STATED PROBLEM> Search the listing for "full" and copy every line where it appears.

━━ STORED ROWS

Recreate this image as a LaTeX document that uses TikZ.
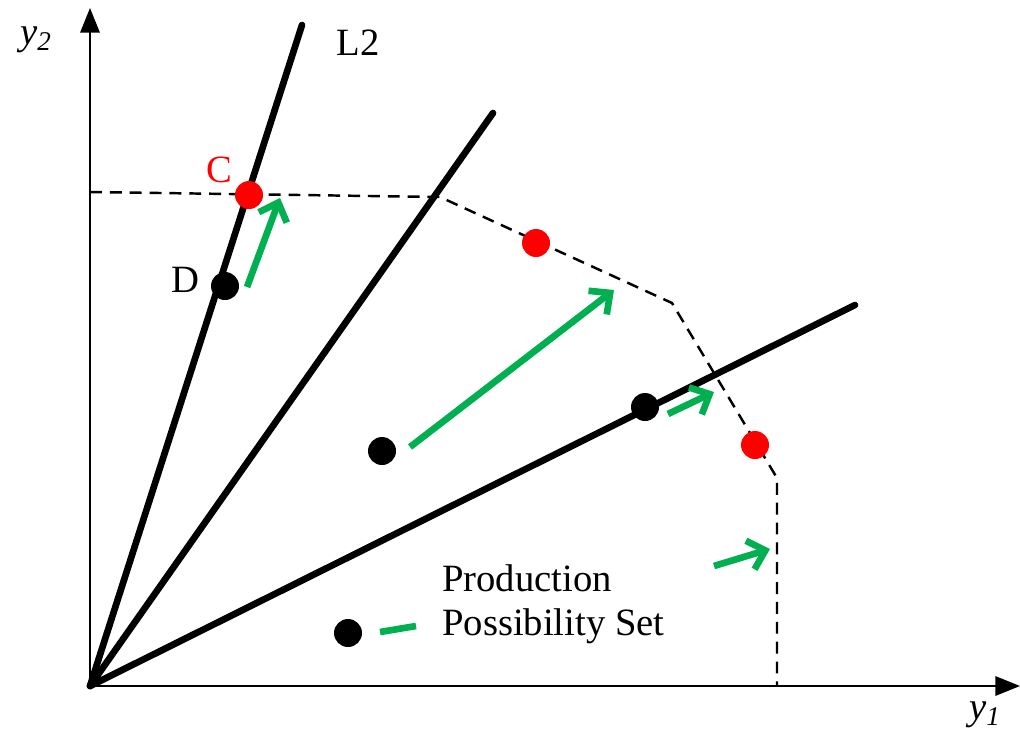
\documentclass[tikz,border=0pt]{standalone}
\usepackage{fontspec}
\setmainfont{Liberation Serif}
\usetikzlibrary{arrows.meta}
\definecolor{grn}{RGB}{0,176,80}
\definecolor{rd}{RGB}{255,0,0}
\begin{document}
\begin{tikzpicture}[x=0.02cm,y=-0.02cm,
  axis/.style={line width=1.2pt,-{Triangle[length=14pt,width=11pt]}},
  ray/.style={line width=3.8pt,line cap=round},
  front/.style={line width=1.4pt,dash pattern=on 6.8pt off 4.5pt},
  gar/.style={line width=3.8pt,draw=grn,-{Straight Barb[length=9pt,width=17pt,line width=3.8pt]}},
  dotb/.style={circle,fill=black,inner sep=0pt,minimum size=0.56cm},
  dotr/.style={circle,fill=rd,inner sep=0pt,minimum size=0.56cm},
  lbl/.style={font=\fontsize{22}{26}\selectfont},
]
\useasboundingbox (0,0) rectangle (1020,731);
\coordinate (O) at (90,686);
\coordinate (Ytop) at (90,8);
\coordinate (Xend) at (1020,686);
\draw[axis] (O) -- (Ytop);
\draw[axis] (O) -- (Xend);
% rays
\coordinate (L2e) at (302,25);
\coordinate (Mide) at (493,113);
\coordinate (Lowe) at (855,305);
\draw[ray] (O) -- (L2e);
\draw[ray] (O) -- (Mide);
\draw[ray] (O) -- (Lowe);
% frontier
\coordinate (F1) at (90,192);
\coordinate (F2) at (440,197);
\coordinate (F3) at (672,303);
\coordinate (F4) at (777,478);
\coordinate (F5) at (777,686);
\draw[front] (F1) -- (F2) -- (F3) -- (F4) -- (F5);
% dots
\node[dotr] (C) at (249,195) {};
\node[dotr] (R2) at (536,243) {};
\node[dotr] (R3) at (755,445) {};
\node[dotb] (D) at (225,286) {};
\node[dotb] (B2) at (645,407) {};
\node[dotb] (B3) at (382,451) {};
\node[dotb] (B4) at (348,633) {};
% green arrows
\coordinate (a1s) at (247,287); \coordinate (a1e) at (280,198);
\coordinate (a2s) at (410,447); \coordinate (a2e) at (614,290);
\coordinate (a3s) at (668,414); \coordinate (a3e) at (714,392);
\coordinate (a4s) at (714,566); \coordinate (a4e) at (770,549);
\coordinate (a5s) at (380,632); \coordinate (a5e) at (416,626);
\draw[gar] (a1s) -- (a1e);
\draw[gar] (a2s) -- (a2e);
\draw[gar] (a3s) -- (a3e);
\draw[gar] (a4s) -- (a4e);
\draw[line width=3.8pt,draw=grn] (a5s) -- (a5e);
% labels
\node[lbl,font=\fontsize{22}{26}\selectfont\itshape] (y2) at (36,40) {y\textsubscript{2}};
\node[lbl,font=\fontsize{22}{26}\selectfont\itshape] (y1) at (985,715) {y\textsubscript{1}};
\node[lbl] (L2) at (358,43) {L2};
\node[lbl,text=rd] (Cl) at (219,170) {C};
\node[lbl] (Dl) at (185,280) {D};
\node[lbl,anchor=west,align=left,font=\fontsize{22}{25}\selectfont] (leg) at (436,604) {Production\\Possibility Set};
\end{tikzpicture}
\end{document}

━━━━
━━ STORED ROWS

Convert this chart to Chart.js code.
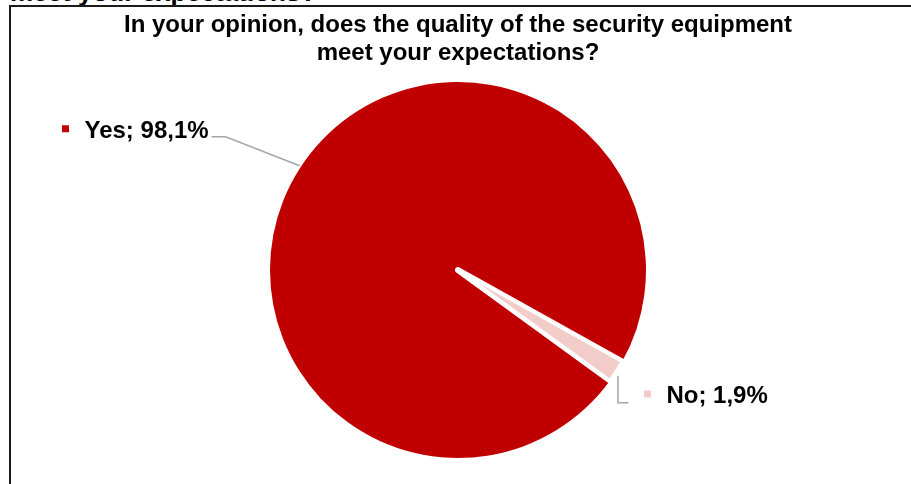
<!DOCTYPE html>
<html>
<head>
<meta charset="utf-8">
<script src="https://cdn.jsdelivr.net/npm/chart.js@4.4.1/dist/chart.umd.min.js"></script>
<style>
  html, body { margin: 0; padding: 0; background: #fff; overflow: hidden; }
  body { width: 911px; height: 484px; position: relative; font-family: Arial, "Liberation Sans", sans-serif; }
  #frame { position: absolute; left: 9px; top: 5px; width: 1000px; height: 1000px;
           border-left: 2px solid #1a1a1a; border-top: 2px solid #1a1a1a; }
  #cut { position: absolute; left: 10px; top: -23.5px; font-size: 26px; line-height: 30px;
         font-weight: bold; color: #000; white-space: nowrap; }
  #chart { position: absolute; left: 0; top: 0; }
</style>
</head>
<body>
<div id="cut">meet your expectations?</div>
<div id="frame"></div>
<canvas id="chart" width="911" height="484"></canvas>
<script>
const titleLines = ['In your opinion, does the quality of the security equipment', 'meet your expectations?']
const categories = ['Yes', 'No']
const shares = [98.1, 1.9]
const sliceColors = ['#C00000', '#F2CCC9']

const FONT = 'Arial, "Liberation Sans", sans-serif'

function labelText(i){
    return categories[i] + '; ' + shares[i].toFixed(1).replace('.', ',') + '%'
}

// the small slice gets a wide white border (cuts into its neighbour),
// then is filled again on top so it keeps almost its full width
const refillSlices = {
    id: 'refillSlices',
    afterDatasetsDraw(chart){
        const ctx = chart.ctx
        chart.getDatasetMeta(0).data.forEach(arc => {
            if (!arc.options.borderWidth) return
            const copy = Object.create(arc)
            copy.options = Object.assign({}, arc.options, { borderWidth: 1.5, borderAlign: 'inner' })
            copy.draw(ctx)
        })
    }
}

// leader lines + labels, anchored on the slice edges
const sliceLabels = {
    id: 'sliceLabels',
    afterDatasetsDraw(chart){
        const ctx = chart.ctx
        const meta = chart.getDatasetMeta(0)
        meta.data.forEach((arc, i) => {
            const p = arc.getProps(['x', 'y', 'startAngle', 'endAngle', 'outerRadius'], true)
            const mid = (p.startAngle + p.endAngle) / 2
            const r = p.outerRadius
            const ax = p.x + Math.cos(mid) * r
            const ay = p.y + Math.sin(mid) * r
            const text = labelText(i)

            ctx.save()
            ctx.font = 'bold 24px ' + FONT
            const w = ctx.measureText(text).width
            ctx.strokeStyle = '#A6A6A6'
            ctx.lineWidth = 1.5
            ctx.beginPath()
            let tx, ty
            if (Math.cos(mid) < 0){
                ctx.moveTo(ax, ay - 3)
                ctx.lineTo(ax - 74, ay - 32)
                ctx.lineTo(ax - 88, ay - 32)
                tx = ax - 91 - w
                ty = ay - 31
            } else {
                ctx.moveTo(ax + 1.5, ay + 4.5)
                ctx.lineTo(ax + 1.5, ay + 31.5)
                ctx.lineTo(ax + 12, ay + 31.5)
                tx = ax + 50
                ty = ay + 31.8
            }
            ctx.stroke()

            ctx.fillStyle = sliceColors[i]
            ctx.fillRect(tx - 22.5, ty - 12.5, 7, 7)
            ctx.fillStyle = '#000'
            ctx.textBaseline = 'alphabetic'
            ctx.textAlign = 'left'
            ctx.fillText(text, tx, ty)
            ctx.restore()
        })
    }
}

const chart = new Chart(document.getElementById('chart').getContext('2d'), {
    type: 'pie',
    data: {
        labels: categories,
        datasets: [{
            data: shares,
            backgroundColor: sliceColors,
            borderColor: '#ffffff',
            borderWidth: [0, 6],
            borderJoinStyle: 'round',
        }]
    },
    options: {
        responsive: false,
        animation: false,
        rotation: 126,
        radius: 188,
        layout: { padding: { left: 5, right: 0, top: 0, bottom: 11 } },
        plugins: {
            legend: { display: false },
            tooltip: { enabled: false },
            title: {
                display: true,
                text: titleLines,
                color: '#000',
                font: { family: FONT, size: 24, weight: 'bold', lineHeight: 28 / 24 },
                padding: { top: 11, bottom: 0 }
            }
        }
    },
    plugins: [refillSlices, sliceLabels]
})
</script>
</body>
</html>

━━━━
━━ STORED ROWS

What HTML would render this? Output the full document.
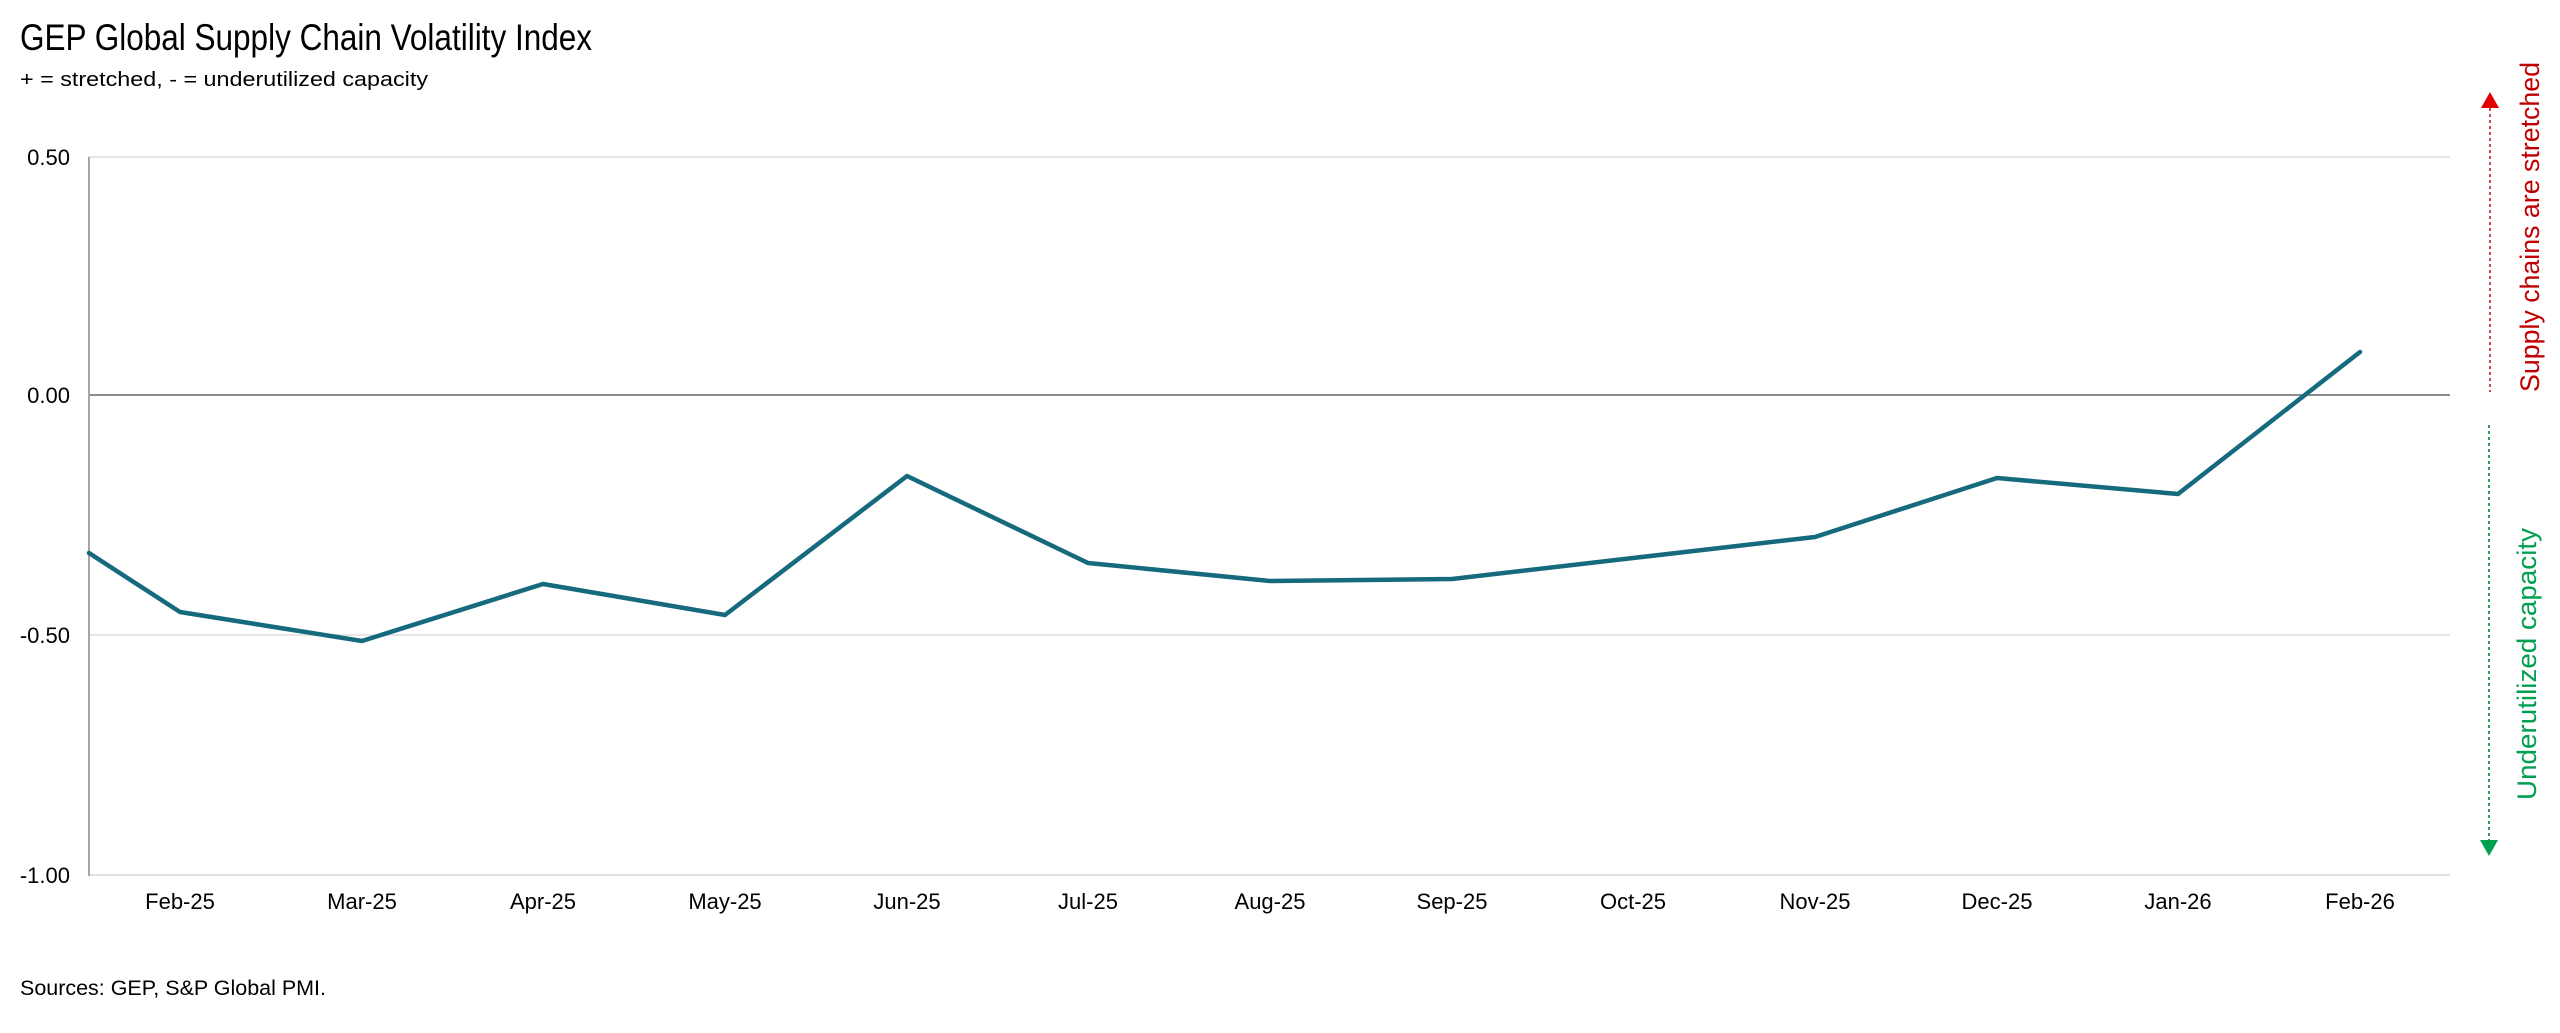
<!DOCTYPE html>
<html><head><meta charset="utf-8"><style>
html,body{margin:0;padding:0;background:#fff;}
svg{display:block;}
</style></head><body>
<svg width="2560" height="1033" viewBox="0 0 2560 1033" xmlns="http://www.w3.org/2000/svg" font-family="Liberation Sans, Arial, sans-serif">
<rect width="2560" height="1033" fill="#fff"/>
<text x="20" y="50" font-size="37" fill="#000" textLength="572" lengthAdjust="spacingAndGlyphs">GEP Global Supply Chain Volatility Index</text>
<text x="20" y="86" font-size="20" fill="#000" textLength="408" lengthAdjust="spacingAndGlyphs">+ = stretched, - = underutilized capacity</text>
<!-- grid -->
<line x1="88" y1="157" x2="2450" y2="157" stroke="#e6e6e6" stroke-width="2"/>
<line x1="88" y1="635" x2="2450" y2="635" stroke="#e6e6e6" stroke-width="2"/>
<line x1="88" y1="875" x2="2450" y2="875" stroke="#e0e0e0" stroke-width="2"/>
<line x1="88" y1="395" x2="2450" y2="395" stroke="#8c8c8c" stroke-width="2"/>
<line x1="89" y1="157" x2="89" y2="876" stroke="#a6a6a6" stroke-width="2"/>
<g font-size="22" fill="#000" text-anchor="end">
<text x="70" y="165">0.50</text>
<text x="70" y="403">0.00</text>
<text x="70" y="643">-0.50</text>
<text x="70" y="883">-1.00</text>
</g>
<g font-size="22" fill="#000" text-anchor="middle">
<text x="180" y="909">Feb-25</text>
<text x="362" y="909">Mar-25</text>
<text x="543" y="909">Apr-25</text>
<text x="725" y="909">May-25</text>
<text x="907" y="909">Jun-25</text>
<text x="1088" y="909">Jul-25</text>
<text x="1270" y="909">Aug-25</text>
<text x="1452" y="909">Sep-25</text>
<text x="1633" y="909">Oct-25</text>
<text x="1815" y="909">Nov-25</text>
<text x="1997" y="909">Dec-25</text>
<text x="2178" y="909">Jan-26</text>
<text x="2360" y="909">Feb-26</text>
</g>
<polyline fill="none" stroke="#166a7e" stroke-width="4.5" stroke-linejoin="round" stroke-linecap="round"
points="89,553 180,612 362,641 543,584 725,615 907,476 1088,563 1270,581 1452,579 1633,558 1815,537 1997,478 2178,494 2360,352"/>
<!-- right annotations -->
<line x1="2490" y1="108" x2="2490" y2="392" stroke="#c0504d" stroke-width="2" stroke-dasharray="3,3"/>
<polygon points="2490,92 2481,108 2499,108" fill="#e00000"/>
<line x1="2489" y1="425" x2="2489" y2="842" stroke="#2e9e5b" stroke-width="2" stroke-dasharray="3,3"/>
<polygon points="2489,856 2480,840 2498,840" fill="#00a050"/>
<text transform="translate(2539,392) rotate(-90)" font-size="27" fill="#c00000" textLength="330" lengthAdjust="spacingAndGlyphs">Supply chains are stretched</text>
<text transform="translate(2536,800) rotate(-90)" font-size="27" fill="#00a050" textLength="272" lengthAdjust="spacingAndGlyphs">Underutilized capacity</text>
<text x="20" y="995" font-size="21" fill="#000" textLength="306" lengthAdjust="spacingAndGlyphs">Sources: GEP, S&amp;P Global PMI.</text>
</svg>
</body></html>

━━━━

OUTPUT BELOW>
// then is filled again on top so it keeps almost its full width
What HTML would render this? Output the full document.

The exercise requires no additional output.